Angelina was a twenty-one-year-old brunette. She was fine-looking, almost a model, but not quite. She had owned her own company, something she had always wanted to do. She had named the company F.W. Abagnale Stationers. Frank had never known this until he had met her and asked her what she had named her company. He was astonished at the name, and he knew that not only was she the woman for him, but she was the right one, not because they had so much in common, but because he had felt the vibe that they had connected.

They didn't have children yet. They had only been married for three months. Frank had loved children all his life. He remembered one time, when he had escaped from Carl Hanratty, the FBI agent who had been taking him in to be arrested in New York, he had escaped by going into the restroom and taking the service elevator, getting out of the plane through the landing gear and running as fast as he could. He had run so far, he didn't even know where he was at, until he ran into the backyard of a home and saw in the window this little girl who was staring at him. He had gone to the window to tap on it, just as she had to him. He had looked at her, so innocent, and him as guilty as a rat. He had known by the time that he was in Quebec that the gig was up.

When he had married Angelina, he had used his real name, Frank William Abagnale. Angelina Rebecca Abagnale was not aware that her husband Frank was the notorious James Bond of the Sky, also known as the Skywayman. She had found his personality rather on the funny side. After all, Frank did not allow a woman to be bored. Fine dining and rich hotels were always Frank's style.

At the age of twenty-five, Frank was still in his prime. He still had his looks, and he was still ready to play another game, though not really restart where he had left off. He just wanted to play one more con.

He had played so many alternate impersonations that sometimes he was glad that he was leading the straight life. He didn't see marriage as the usual ball and chain, but rather as an adventure he was living, with only one woman to share all his adventures yet to come.

His father, Frank, Sr., was now living with his mother. They had reconciled, and they were happy when they had learned about Frank's little white lie. They had been astonished at how well he was able to keep up the charade, that no one knew he was a kid in disguise. Frank's appearance had a mature look. He didn't look like a kid. He looked like a man.
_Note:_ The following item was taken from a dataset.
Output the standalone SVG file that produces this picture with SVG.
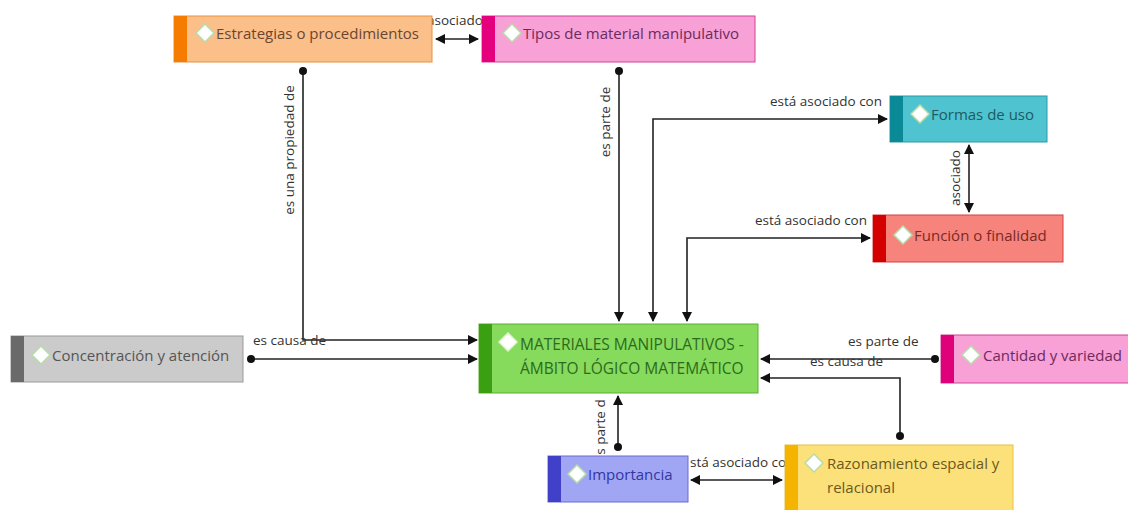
<svg xmlns="http://www.w3.org/2000/svg" width="1128" height="510" viewBox="0 0 1128 510">
<style>
.lbl{font-family:"Open Sans","Noto Sans",sans-serif;font-size:13.5px;fill:#333}
.nt{font-family:"Open Sans","Noto Sans",sans-serif;font-size:15px}
.ln{fill:none;stroke:#222;stroke-width:1.6}
.dia{fill:#fff;stroke:#b8dca8;stroke-width:1.5}
</style>
<defs>
<marker id="arr" viewBox="0 0 10 10" refX="9" refY="5" markerWidth="10" markerHeight="10" markerUnits="userSpaceOnUse" orient="auto-start-reverse">
<path d="M0,0 L10,5 L0,10 z" fill="#111"/>
</marker>
</defs>
<rect width="1128" height="510" fill="#fff"/>
<g id="connectors">
<path class="ln" d="M436,39 H478" marker-start="url(#arr)" marker-end="url(#arr)"/>
<path class="ln" d="M303,71 V340 H477" marker-end="url(#arr)"/>
<circle cx="303" cy="71" r="4" fill="#111"/>
<path class="ln" d="M619,71 V321" marker-end="url(#arr)"/>
<circle cx="619" cy="71" r="4" fill="#111"/>
<path class="ln" d="M653,321 V119 H887" marker-start="url(#arr)" marker-end="url(#arr)"/>
<path class="ln" d="M687,321 V238 H870" marker-start="url(#arr)" marker-end="url(#arr)"/>
<path class="ln" d="M969,145 V212" marker-start="url(#arr)" marker-end="url(#arr)"/>
<path class="ln" d="M251,359 H477" marker-end="url(#arr)"/>
<circle cx="251" cy="359" r="4" fill="#111"/>
<path class="ln" d="M935,359 H761" marker-end="url(#arr)"/>
<circle cx="935" cy="359" r="4" fill="#111"/>
<path class="ln" d="M900,436 V378 H761" marker-end="url(#arr)"/>
<circle cx="900" cy="436" r="4" fill="#111"/>
<path class="ln" d="M618,447 V396" marker-end="url(#arr)"/>
<circle cx="618" cy="447" r="4" fill="#111"/>
<path class="ln" d="M691,480 H782" marker-start="url(#arr)" marker-end="url(#arr)"/>
<text class="lbl" x="427" y="25">asociado</text>
<text class="lbl" transform="translate(294,150) rotate(-90)" text-anchor="middle">es una propiedad de</text>
<text class="lbl" transform="translate(610,122) rotate(-90)" text-anchor="middle">es parte de</text>
<text class="lbl" x="770" y="106">está asociado con</text>
<text class="lbl" x="755" y="225">está asociado con</text>
<text class="lbl" transform="translate(960,178) rotate(-90)" text-anchor="middle">asociado</text>
<text class="lbl" x="253" y="345">es causa de</text>
<text class="lbl" x="848" y="346">es parte de</text>
<text class="lbl" x="810" y="366">es causa de</text>
<text class="lbl" transform="translate(605,427) rotate(-90)" text-anchor="middle">s parte d</text>
<text class="lbl" x="690" y="467">stá asociado co</text>
</g>
<g id="n-estrategias">
<rect x="174" y="16" width="258" height="46" fill="#fbbf8a" stroke="#e8913a"/>
<rect x="174" y="16" width="13" height="46" fill="#f57c00"/>
<path class="dia" d="M205,24 L214,33 L205,42 L196,33 z"/>
<text class="nt" x="216" y="39" fill="#6a4630">Estrategias o procedimientos</text>
</g>
<g id="n-tipos">
<rect x="482" y="16" width="273" height="46" fill="#f7a1d6" stroke="#d4409a"/>
<rect x="482" y="16" width="13" height="46" fill="#e5007e"/>
<path class="dia" d="M512,24 L521,33 L512,42 L503,33 z"/>
<text class="nt" x="523" y="39" fill="#6e2a5e">Tipos de material manipulativo</text>
</g>
<g id="n-formas">
<rect x="890" y="96" width="157" height="46" fill="#4fc4d0" stroke="#2a9aa6"/>
<rect x="890" y="96" width="13" height="46" fill="#0a8a96"/>
<path class="dia" d="M920,105 L929,114 L920,123 L911,114 z"/>
<text class="nt" x="931" y="120" fill="#1d5a63">Formas de uso</text>
</g>
<g id="n-funcion">
<rect x="873" y="215" width="190" height="47" fill="#f6847c" stroke="#d04040"/>
<rect x="873" y="215" width="13" height="47" fill="#d40000"/>
<path class="dia" d="M903,226 L912,235 L903,244 L894,235 z"/>
<text class="nt" x="914" y="241" fill="#7a2a25">Función o finalidad</text>
</g>
<g id="n-concentracion">
<rect x="11" y="336" width="232" height="46" fill="#cbcbcb" stroke="#9a9a9a"/>
<rect x="11" y="336" width="13" height="46" fill="#6a6a6a"/>
<path class="dia" d="M41,346 L50,355 L41,364 L32,355 z"/>
<text class="nt" x="52" y="361" fill="#555">Concentración y atención</text>
</g>
<g id="n-materiales">
<rect x="479" y="324" width="279" height="69" fill="#86da5c" stroke="#5ab030"/>
<rect x="479" y="324" width="13" height="69" fill="#3aa012"/>
<path class="dia" d="M508,333 L517,342 L508,351 L499,342 z" style="stroke:#dff5d0"/>
<text class="nt" x="520" y="350" fill="#2d6a1d" style="font-size:15.5px">MATERIALES MANIPULATIVOS -</text>
<text class="nt" x="520" y="374" fill="#2d6a1d" style="font-size:15.5px">ÁMBITO LÓGICO MATEMÁTICO</text>
</g>
<g id="n-cantidad">
<rect x="941" y="335" width="192" height="48" fill="#f7a1d6" stroke="#d4409a"/>
<rect x="941" y="335" width="13" height="48" fill="#e0007a"/>
<path class="dia" d="M971,346 L980,355 L971,364 L962,355 z"/>
<text class="nt" x="983" y="361" fill="#6e2a5e">Cantidad y variedad</text>
</g>
<g id="n-importancia">
<rect x="548" y="456" width="140" height="46" fill="#a0a6f4" stroke="#6a6ad0"/>
<rect x="548" y="456" width="13" height="46" fill="#4040c8"/>
<path class="dia" d="M577,465 L586,474 L577,483 L568,474 z"/>
<text class="nt" x="588" y="480" fill="#3535a0">Importancia</text>
</g>
<g id="n-razonamiento">
<rect x="785" y="445" width="228" height="70" fill="#fce17a" stroke="#e8c040"/>
<rect x="785" y="445" width="13" height="70" fill="#f5b400"/>
<path class="dia" d="M814,454 L823,463 L814,472 L805,463 z"/>
<text class="nt" x="827" y="469" fill="#6b5a20">Razonamiento espacial y</text>
<text class="nt" x="827" y="493" fill="#6b5a20">relacional</text>
</g>
</svg>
When Angelina had first seen Frank, she had thought he was older than she was. He had laughed when she had called him sir. He had seemed old when she called him that, but out of politeness, he had understood.

He still kept a few of the checks he had made from the late sixties. He kept them to remind himself not to pull a scam ever again, but he was thick-headed. He preferred to pull just one prank, although this time he wasn't going to move anywhere. He refused to go on the run and play the mouse to the cat.